I wanna be like Osama/ I wanna bomb a path to fame across the earth!” Not a quote from Al-Qaida’s latest video release, but a song featured in Jihad! The Musical, one of the many shows at this year’s Edinburgh Festival that sought to shock. And one of many which had, on the whole, failed to raise even a gasp by the time the curtain went down. ‘Stirring things up’ has long been one of theatre’s self-appointed roles but when the show’s title appears to have been dreamt up before its plot, the action itself is likely to be about as controversial as an episode of Richard and Judy.
Sex, Politics and Religion were the hot buttons of choice for companies on the ragged edge of this year’s Fringe, issues guaranteed to generate exposure in the mainstream press. The Tony Blair Musical, Tony! The Blair Musical, Songs About Vaginas and a show apparently exposing the truth about Scientology all vied to court controversy. But for audiences inured to cheap shots at George W Bush and evangelical Christianity there seemed to be little, even on the Fringe, which could raise an eyebrow. As it happens the most offensive thing I saw this year was a swing version of Bowie’s ‘Life on Mars’ but the only controversy there, sadly, was in whether or not the offense was intended.
Jihad! was the kind of Edinburgh show that announces itself in a blaze of un-PC glory, and promptly garners broadsheet comment. But this doesn’t detract from the fact that as a piece of theatre it was woefully defunct. As a musical parody, it ticked certain boxes, ‘The Jihad Jive’ being a musical highlight. But as a commentary on the modern world it was a non-starter, with politics so basic and unoriginal it hurt. (It’s overriding lesson: “The Americans can be corrupt too!”). Indeed, its most offensive element was that its white American writer, who looked – and sang – like a refugee from the cast of Fame, played the central young Afghan character, and seemed capable of far less expression than the play’s seductive, burqa-wearing femme fatale.
Attempt 3.4, a show devised in part by an Oxford graduate, at least had some structure, and a real tension – none of the actors knew what was going to happen each night, though full-frontal male nudity does seem to have cropped up rather a lot. Because of the contained nature of the action, set in a post-apocalyptic city, despite its spontaneity the show had a natural growth. Meanwhile, in Raz-Mataz, the Ruskin School-supported performance piece, the audience could sit secure in the knowledge that truly spontaneous madness was unlikely to erupt, if only because Health and Safety would have had a fit and fake-blood-spattered audiences would likely sue.

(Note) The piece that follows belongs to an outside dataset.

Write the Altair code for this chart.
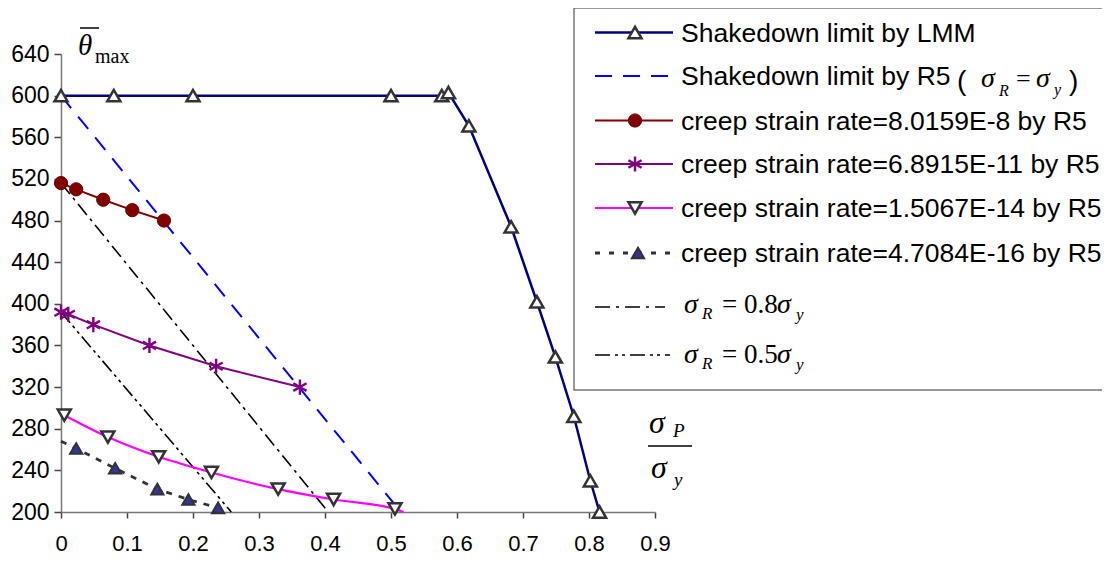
import altair as alt
import pandas as pd

# ---------------- data ----------------
lmm_x = [0, 0.08, 0.2, 0.5, 0.577, 0.587, 0.618, 0.682, 0.721, 0.749, 0.777, 0.802, 0.816]
lmm_y = [600, 600, 600, 600, 600, 603, 571, 474, 402, 349, 292, 230, 200]

r5_x = [0, 0.515]
r5_y = [600, 200]

c1_x = [0, 0.023, 0.064, 0.108, 0.156]
c1_y = [516, 510, 500, 490, 480]

c2_x = [0, 0.011, 0.049, 0.134, 0.235, 0.362]
c2_y = [392, 390, 380, 360, 340, 320]

c3_x = [0.005, 0.071, 0.148, 0.228, 0.329, 0.413, 0.506, 0.519]
c3_y = [293, 272, 253, 238, 222, 212, 203, 200]
c3_mark = [True, True, True, True, True, True, True, False]

c4_x = [0, 0.023, 0.082, 0.146, 0.193, 0.238]
c4_y = [268, 261, 242, 222, 212, 204]
c4_mark = [False, True, True, True, True, True]

s08_x = [0, 0.405]
s08_y = [516, 200]
s05_x = [0, 0.258]
s05_y = [392, 200]

x_ticks = [0, 0.1, 0.2, 0.3, 0.4, 0.5, 0.6, 0.7, 0.8, 0.9]
y_ticks = [200, 240, 280, 320, 360, 400, 440, 480, 520, 560, 600, 640]

legend_labels = [
    "Shakedown limit by LMM",
    "Shakedown limit by R5",
    "creep strain rate=8.0159E-8 by R5",
    "creep strain rate=6.8915E-11 by R5",
    "creep strain rate=1.5067E-14 by R5",
    "creep strain rate=4.7084E-16 by R5",
]

# ---------------- layout ----------------
OX, OY = 61, 54          # page position of plot origin
W, H = 594, 458

SANS = "Liberation Sans"
SERIF = "Liberation Serif"

xs = alt.Scale(domain=[0, 0.9], nice=False, zero=False)
ys = alt.Scale(domain=[200, 640], nice=False, zero=False)

x_axis = alt.Axis(values=x_ticks, format="~g", tickSize=6, labelPadding=15,
                  labelFontSize=22, labelFont=SANS, labelColor="black",
                  domainColor="#777777", tickColor="#444444", domainWidth=1.5,
                  tickWidth=1.5, grid=False, title=None, labelFlush=False)
y_axis = alt.Axis(values=y_ticks, tickSize=7, labelPadding=5,
                  labelFontSize=23, labelFont=SANS, labelColor="black",
                  domainColor="#777777", tickColor="#444444", domainWidth=1.5,
                  tickWidth=1.5, grid=False, title=None, labelFlush=False)

X = alt.X("x:Q", scale=xs, axis=x_axis)
Y = alt.Y("y:Q", scale=ys, axis=y_axis)


def df(xv, yv):
    return pd.DataFrame({"x": xv, "y": yv})


def line(d, color, width, dash=None, interp="linear"):
    kw = dict(color=color, strokeWidth=width, interpolate=interp, clip=False)
    if dash:
        kw["strokeDash"] = dash
    return alt.Chart(d).mark_line(**kw).encode(x=X, y=Y, order="x:Q")


def points(d, **kw):
    return alt.Chart(d).mark_point(opacity=1, **kw).encode(x=X, y=Y)


ASTER = "M0,-1L0,1M-0.87,-0.5L0.87,0.5M-0.87,0.5L0.87,-0.5"

d_lmm = df(lmm_x, lmm_y)
d_r5 = df(r5_x, r5_y)
d_c1 = df(c1_x, c1_y)
d_c2 = df(c2_x, c2_y)
d_c3 = df(c3_x, c3_y)
d_c3m = d_c3[c3_mark]
d_c4 = df(c4_x, c4_y)
d_c4m = d_c4[c4_mark]
d_08 = df(s08_x, s08_y)
d_05 = df(s05_x, s05_y)

tri_open = dict(filled=True, fill="white", stroke="#333333", strokeWidth=2.5, size=170)
aster = dict(shape=ASTER, filled=False, stroke="#800080", strokeWidth=2.4, size=230)

layers = [
    line(d_r5, "#0000FF", 2, [16, 11]),
    line(d_08, "black", 1.6, [14, 5, 3, 5]),
    line(d_05, "black", 1.6, [14, 4, 3, 4, 3, 4]),
    line(d_lmm, "#000080", 2.5),
    line(d_c1, "#800000", 2),
    line(d_c2, "#800080", 2),
    line(d_c3, "#FF00FF", 2.2, interp="monotone"),
    line(d_c4, "#333333", 2.8, [6, 7]),
    points(d_lmm, shape="triangle-up", **tri_open),
    points(d_c1, shape="circle", filled=True, fill="#800000", stroke="#6a0000",
           strokeWidth=1, size=175),
    points(d_c2, **aster),
    points(d_c3m, shape="triangle-down", **tri_open),
    points(d_c4m, shape="triangle-up", filled=True, fill="#333399", stroke="#333333",
           strokeWidth=2, size=150),
]

one = pd.DataFrame({"a": [0]})


def txt(s, px, py, size, font=SANS, style="normal", baseline="alphabetic", align="left"):
    return alt.Chart(one).mark_text(text=s, font=font, fontSize=size, fontStyle=style,
                                    align=align, baseline=baseline, color="black").encode(
        x=alt.value(px - OX), y=alt.value(py - OY))


def rule(x1, x2, y1, color="black", width=1.5, dash=None):
    kw = dict(color=color, strokeWidth=width)
    if dash:
        kw["strokeDash"] = dash
    return alt.Chart(one).mark_rule(**kw).encode(
        x=alt.value(x1 - OX), x2=alt.value(x2 - OX), y=alt.value(y1 - OY))


def marker(px, py, **kw):
    return alt.Chart(one).mark_point(opacity=1, **kw).encode(
        x=alt.value(px - OX), y=alt.value(py - OY))


# y-axis title: theta-bar max
layers += [
    txt("θ", 78, 55, 29, font=SERIF, style="italic"),
    rule(80, 99, 28, width=1.5),
    txt("max", 95, 63, 20, font=SERIF),
]

# x-axis title: sigma_P / sigma_y
layers += [
    txt("σ", 649, 433, 32, font=SERIF, style="italic"),
    txt("P", 673, 437, 19, font=SERIF, style="italic"),
    rule(648, 692, 446, width=1.5),
    txt("σ", 651, 478, 32, font=SERIF, style="italic"),
    txt("y", 674, 486, 19, font=SERIF, style="italic"),
]

# legend box
layers.append(
    alt.Chart(one).mark_rect(fill="white", stroke="#777777", strokeWidth=1.5).encode(
        x=alt.value(574 - OX), x2=alt.value(1200 - OX),
        y=alt.value(8 - OY), y2=alt.value(390 - OY))
)

rows = [32.5, 76, 120.5, 164, 208, 253, 307, 355]
LX1, LX2, LM = 595, 673, 635

layers += [
    rule(LX1, LX2, rows[0], "#000080", 2.5),
    marker(LM, rows[0], shape="triangle-up", **tri_open),
    rule(LX1, 668, rows[1], "#0000FF", 2.2, [17, 11]),
    rule(LX1, LX2, rows[2], "#800000", 2),
    marker(LM, rows[2], shape="circle", filled=True, fill="#800000", stroke="#6a0000",
           strokeWidth=1, size=175),
    rule(LX1, LX2, rows[3], "#800080", 2),
    marker(LM, rows[3], **aster),
    rule(LX1, LX2, rows[4], "#FF00FF", 2.2),
    marker(LM, rows[4], shape="triangle-down", **tri_open),
    rule(LX1, LX2, rows[5], "#333333", 2.8, [5, 9]),
    marker(638, rows[5], shape="triangle-up", filled=True, fill="#333399", stroke="#333333",
           strokeWidth=2, size=150),
    rule(LX1, 665, rows[6], "black", 1.6, [15, 6, 3, 6]),
    rule(LX1, 670, rows[7], "black", 1.6, [15, 5, 3, 4, 3, 5]),
]

for i, lab in enumerate(legend_labels):
    layers.append(txt(lab, 681, rows[i] + 1, 26.5, baseline="middle"))

# math parts of legend row 2
b2 = 87
layers += [
    txt("(", 957, b2 + 3, 28),
    txt("σ", 981, b2, 28, font=SERIF, style="italic"),
    txt("R", 999, b2 + 9, 16, font=SERIF, style="italic"),
    txt("=", 1016, b2, 26, font=SERIF),
    txt("σ", 1036, b2, 28, font=SERIF, style="italic"),
    txt("y", 1054, b2 + 8, 16, font=SERIF, style="italic"),
    txt(")", 1069, b2 + 3, 28),
]

# legend rows 7 and 8: sigma_R = 0.8 sigma_y, sigma_R = 0.5 sigma_y
for base, val in [(313, "0.8"), (363, "0.5")]:
    layers += [
        txt("σ", 684, base, 28, font=SERIF, style="italic"),
        txt("R", 702, base + 6, 17, font=SERIF, style="italic"),
        txt("= " + val, 722, base, 27, font=SERIF),
        txt("σ", 777, base, 28, font=SERIF, style="italic"),
        txt("y", 796, base + 7, 17, font=SERIF, style="italic"),
    ]

chart = alt.layer(*layers).properties(
    width=W, height=H,
    padding={"left": OX - 8, "top": OY - 8, "right": 1094 - (OX - 8) - W,
             "bottom": 547 - (OY - 8) - H},
    autosize=alt.AutoSizeParams(type="none"),
    background="white",
).configure_view(stroke=None)

chart.save("out.html", embed_options={"renderer": "svg", "actions": False})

The main problem that beset so many Edinburgh shows that aimed at the radical market this year was that image was conceived before substance. Raz-Mataz was at times fascinating to watch, but a lack of any true passion or direction meant that its interminable shouting, counting, drumming, gallons of fake blood and use of a pantomime horse were generally greeted with mixed amusement and bewilderment from its supposedly-participatory audience.
As another Cherwell critic put it, “I’d hate to deny the Raz gang the primal joy they’re obviously having. The show is, admittedly, fun to watch, much like watching a gang of nihilistic three-year-olds wreaking havoc in kindergarten art class. But it’s missing the charming innocence which makes playground anarchy redeemable. Instead the mood prevailing is that the Razzers think the “show” is in anyway shocking, controversial or original, while in reality their performance was an affront to the words ‘provocative”, ‘controversial’, ‘experimental’, and ‘theatre’.” At least the show could never be accused of eliciting a complacent reaction.
Xenu is Loose!… The Musical was another Oxford production whose concept and posters were at least as much fun as the show- not least because it’s title was almost as long as the first act. Watching it one couldn’t help but feel -however charitably- that the production must have been cramped by the threat of the legal might of the Church of Scientology which it supposedly lambasted. The play’s only coherent comment upon the scriptural science-fiction lunacy it portrayed was to set it alongside an equally mawkish and ridiculous high school love story.
Offensive material on the Fringe comedy circuit abounded as usual, but offense in the guise of comedy seems to have gone mainstream and is worth big money. Why else would Jimmy Carr be so ubiquitous on Channel 4? No theatre show could gain the celebrated notoriety of comics like Stephen Amos or the I.F. Award-Winner Brendon Burns. What seemed to be lacking among this year’s theatre offerings was a true passion for controversy that meant anything. Laughter can be a powerful enough weapon at the best of times, but not when the targets being satirised are patently absurd on their own. There was little that seemed likely to affect the audience’s perceptions once they’d walked out the door and into a flurry of ads for the hundreds of other Festival shows. Certainly few of the shows that attracted big audiences and the attentions of the press on the pretence of sheer daring could be said to fulfill the promise of a snappy or downright bizzarre title.